UPFI
26
05
2025
Tribune / Ne laissons pas l’IA générative tuer la création musicale

Une tribune proposée par l'Adami, la Felin, la Gam, l'Uman, le Sma, Technopol et l'Upfi et parue dans le journal Libération et accessible à cette adresse.

L’intelligence artificielle générative aura-t-elle la peau de la création musicale ? Le streaming, qui a su il y a quelques années apporter une réponse légale au piratage, se laisse aujourd’hui déborder par l’afflux de "contenus" sonores produits grâce à des technologies s’appuyant sur l’IA, qui constituent une menace très concrète pour les indépendants du secteur, déjà frappés par une difficulté structurelle à générer des revenus numériques, donc à se financer.
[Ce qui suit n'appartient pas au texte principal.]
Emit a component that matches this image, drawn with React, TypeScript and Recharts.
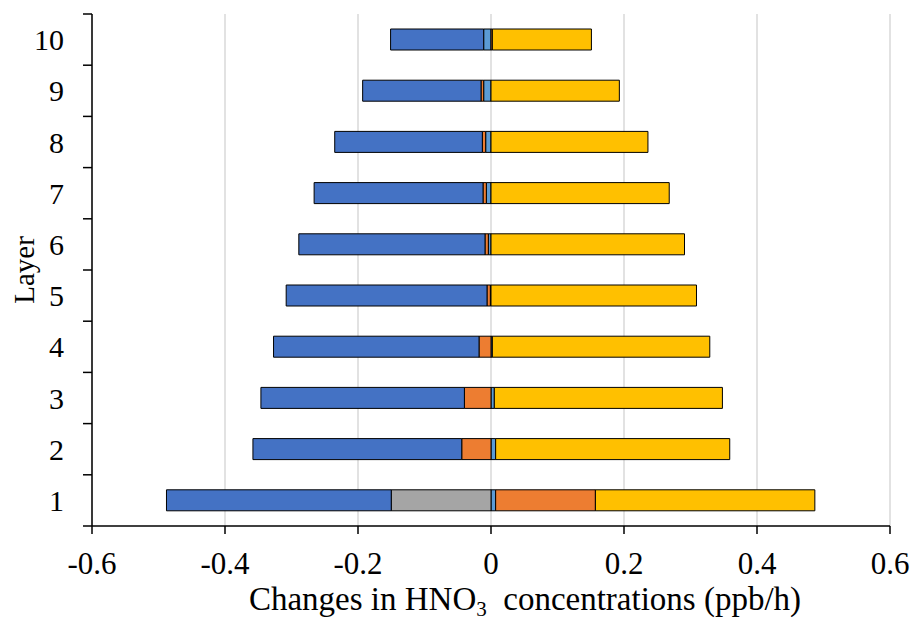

En ouvrant leurs serveurs à ces contenus artificiels, les plateformes dévaluent hélas la musique produite par les artistes et par là même le modèle du streaming musical qu’elles ont popularisé. Avant l’irruption de l’IA générative, elles évoquaient déjà la dilution des revenus du fait de l’hébergement de 150 000 nouveaux titres chaque jour!

On ne peut que saluer, à ce titre, les démarches de transparence initiées par Deezer, qui a révélé identifier quotidiennement plus de 20 000 nouveaux contenus créés par des bots, soit le double du volume constaté en janvier et 18% des nouveautés uploadées sur la plateforme.

Ces chiffres confirment la croissance exponentielle de la production de contenus artificiels. Les créateurs, artistes, producteurs et distributeurs indépendants ne peuvent se satisfaire d’un laisser-faire technologique et réclament la mise en œuvre d’un plan de sauvegarde de la création musicale humaine.

En Europe, 80% des nouveautés musicales sont produits chaque année par des indépendants. Si ceux-ci incarnent de fait la diversité musicale et la prise de risque artistique dans un environnement déjà extrêmement concurrentiel, ils sont désormais confrontés à la concurrence brutale et peu scrupuleuse de ces contenus artificiels, produits par des modèles qu’ils ont de surcroît contribué à entraîner et perfectionner malgré eux, sans autorisation préalable et sans aucune contrepartie financière!

Les indépendants subissent donc bel et bien une double peine, qui entame désormais leur capacité et leur motivation à faire émerger de nouveaux artistes. Or l’offre mondiale de musique se nourrit de la vitalité de la création locale : y renoncer, c’est perdre notre valeur sur le marché mondial, notre investissement productif, nos emplois, notre identité culturelle, notre soft power.

Certes, les travaux menés à Bruxelles visent à créer un cadre permettant aux technologies fondées sur l’IA de se développer sans porter atteinte aux acquis du droit d’auteur et des droits voisins, mais la troisième version du Code des Bonnes Pratiques des Fournisseurs d’IA générative n’a fait que trahir les maigres promesses du Règlement européen sur l’IA et accentuer la précarité des créateurs.

En amont, l’entraînement des modèles d’IA générative doit se faire dans le respect de la transparence et sous condition de rémunération des ayants droit (par la négociation de licences individuelles ou par la gestion collective), dès lors que ceux-ci n’ont pas opposé leur opt-out ; en aval, nous appelons les plateformes à faire preuve de volontarisme pour éradiquer les contenus 100% IA qui diluent la valeur de la musique. C’est l’attractivité du modèle du streaming musical qui se joue ici et que l’afflux de contenus "parasites" ne ferait qu’élimer.

À travers les travaux en cours ou lancés récemment, la France doit prendre une fois pour toutes l’engagement de préserver l’édifice réglementaire qu’elle a patiemment construit au bénéfice de la culture afin de défendre ses artistes, la diversité culturelle, notre héritage culturel et le processus de création humaine.

Les producteur.ice.s, eux.elles, s’engagent auprès des créateurs et créatrices et des fans de musique à : jouer un rôle actif dans la défense de la souveraineté culturelle européenne ; contribuer à l'amélioration des recommandations algorithmiques en fournissant des métadonnées certifiées, dans le cadre d’un modèle n’excluant aucun acteur ; préserver l'émergence de nouveaux genres et la diversité esthétique ; préserver le patrimoine enregistré depuis des décennies.

Unissons-nous, alertons contre les dangers liés à l'IA et demandons la mise en œuvre d’un plan de sauvegarde du secteur.